• _Task objective_:
Quote the data exactly, first line to the line containing "const oralValues = [45, 10, 30, 15];", with no pictures.
▬▬▬▬▬▬
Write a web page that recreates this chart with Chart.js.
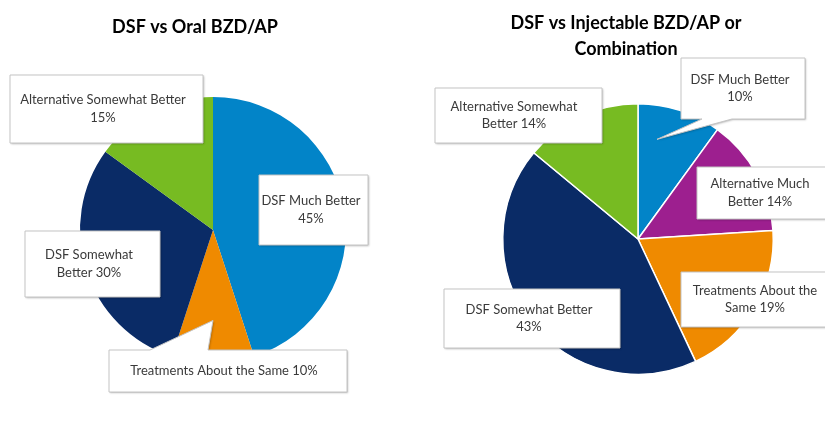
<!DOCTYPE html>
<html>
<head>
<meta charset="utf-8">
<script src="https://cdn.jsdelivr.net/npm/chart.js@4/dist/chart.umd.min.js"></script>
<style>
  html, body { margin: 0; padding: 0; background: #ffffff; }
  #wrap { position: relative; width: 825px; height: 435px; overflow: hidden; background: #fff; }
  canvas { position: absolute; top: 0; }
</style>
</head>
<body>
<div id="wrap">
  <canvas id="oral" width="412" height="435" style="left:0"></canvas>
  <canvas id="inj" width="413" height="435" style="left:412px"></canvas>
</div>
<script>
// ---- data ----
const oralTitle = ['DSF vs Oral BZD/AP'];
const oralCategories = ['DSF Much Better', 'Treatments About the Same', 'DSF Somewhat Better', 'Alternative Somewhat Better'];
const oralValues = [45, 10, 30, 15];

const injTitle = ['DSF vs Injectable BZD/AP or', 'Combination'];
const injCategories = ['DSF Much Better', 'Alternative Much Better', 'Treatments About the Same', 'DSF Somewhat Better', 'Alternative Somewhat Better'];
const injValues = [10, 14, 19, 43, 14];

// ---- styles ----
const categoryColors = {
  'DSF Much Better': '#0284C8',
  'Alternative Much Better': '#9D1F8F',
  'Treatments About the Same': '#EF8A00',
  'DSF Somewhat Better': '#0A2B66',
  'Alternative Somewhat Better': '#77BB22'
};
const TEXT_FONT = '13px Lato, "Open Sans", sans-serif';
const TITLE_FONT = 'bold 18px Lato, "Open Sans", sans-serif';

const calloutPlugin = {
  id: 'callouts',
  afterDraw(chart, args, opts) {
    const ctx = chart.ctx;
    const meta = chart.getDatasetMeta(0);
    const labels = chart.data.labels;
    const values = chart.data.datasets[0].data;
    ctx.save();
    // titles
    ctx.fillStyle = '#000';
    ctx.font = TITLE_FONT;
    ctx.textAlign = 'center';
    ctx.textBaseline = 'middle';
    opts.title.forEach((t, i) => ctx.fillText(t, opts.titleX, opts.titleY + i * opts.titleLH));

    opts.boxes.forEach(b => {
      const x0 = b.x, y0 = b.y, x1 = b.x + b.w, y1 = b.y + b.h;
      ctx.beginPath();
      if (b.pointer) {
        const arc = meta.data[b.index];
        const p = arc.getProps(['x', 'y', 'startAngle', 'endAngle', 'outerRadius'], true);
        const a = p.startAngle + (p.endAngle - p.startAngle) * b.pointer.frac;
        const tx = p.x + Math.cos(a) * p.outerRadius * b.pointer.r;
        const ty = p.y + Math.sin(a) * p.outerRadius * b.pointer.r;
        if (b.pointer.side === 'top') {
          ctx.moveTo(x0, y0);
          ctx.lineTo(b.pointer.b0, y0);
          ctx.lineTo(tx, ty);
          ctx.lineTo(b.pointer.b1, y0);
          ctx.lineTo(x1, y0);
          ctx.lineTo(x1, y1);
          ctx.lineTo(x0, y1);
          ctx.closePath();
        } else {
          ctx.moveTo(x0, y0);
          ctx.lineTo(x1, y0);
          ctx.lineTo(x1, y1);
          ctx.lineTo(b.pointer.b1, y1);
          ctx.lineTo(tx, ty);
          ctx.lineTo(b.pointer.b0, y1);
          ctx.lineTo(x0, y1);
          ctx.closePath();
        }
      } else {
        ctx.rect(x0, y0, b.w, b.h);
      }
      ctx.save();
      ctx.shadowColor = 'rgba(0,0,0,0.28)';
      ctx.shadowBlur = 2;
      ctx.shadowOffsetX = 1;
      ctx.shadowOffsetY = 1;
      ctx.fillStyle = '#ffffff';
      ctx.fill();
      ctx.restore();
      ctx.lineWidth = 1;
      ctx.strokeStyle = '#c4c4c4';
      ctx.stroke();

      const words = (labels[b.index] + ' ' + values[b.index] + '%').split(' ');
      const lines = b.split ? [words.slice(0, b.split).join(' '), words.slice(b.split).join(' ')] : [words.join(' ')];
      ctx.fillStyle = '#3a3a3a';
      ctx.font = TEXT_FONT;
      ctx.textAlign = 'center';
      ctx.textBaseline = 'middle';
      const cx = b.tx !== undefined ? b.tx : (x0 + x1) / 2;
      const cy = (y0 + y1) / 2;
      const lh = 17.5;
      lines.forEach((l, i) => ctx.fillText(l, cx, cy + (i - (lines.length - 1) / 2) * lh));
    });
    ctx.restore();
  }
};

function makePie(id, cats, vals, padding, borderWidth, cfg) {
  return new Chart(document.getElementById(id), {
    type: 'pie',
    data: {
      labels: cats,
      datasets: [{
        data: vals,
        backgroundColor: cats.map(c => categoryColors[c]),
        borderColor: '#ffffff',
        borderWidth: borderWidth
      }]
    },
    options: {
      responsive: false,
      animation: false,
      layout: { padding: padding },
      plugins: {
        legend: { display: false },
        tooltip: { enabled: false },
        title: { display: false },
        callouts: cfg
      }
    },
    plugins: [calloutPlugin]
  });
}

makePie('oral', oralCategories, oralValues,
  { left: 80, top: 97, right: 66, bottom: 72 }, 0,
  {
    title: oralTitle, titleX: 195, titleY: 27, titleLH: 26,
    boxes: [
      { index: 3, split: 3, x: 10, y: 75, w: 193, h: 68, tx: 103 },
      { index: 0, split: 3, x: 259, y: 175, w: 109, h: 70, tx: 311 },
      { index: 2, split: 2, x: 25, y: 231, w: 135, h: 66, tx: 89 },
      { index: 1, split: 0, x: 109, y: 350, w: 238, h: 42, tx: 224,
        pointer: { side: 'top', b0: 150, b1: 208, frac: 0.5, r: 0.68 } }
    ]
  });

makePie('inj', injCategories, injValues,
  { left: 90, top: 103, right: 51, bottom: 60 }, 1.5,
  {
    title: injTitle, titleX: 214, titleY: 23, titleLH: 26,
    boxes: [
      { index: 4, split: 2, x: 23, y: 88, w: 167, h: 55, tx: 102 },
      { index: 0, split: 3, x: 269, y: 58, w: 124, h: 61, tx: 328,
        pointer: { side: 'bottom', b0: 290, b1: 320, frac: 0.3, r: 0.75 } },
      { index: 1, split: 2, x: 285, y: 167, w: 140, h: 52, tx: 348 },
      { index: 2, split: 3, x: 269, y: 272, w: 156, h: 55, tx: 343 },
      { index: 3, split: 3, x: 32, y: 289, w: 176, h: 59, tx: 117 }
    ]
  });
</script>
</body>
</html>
▬▬▬▬▬▬
• _Solution_:
Write a web page that recreates this chart with Chart.js.
<!DOCTYPE html>
<html>
<head>
<meta charset="utf-8">
<script src="https://cdn.jsdelivr.net/npm/chart.js@4/dist/chart.umd.min.js"></script>
<style>
  html, body { margin: 0; padding: 0; background: #ffffff; }
  #wrap { position: relative; width: 825px; height: 435px; overflow: hidden; background: #fff; }
  canvas { position: absolute; top: 0; }
</style>
</head>
<body>
<div id="wrap">
  <canvas id="oral" width="412" height="435" style="left:0"></canvas>
  <canvas id="inj" width="413" height="435" style="left:412px"></canvas>
</div>
<script>
// ---- data ----
const oralTitle = ['DSF vs Oral BZD/AP'];
const oralCategories = ['DSF Much Better', 'Treatments About the Same', 'DSF Somewhat Better', 'Alternative Somewhat Better'];
const oralValues = [45, 10, 30, 15];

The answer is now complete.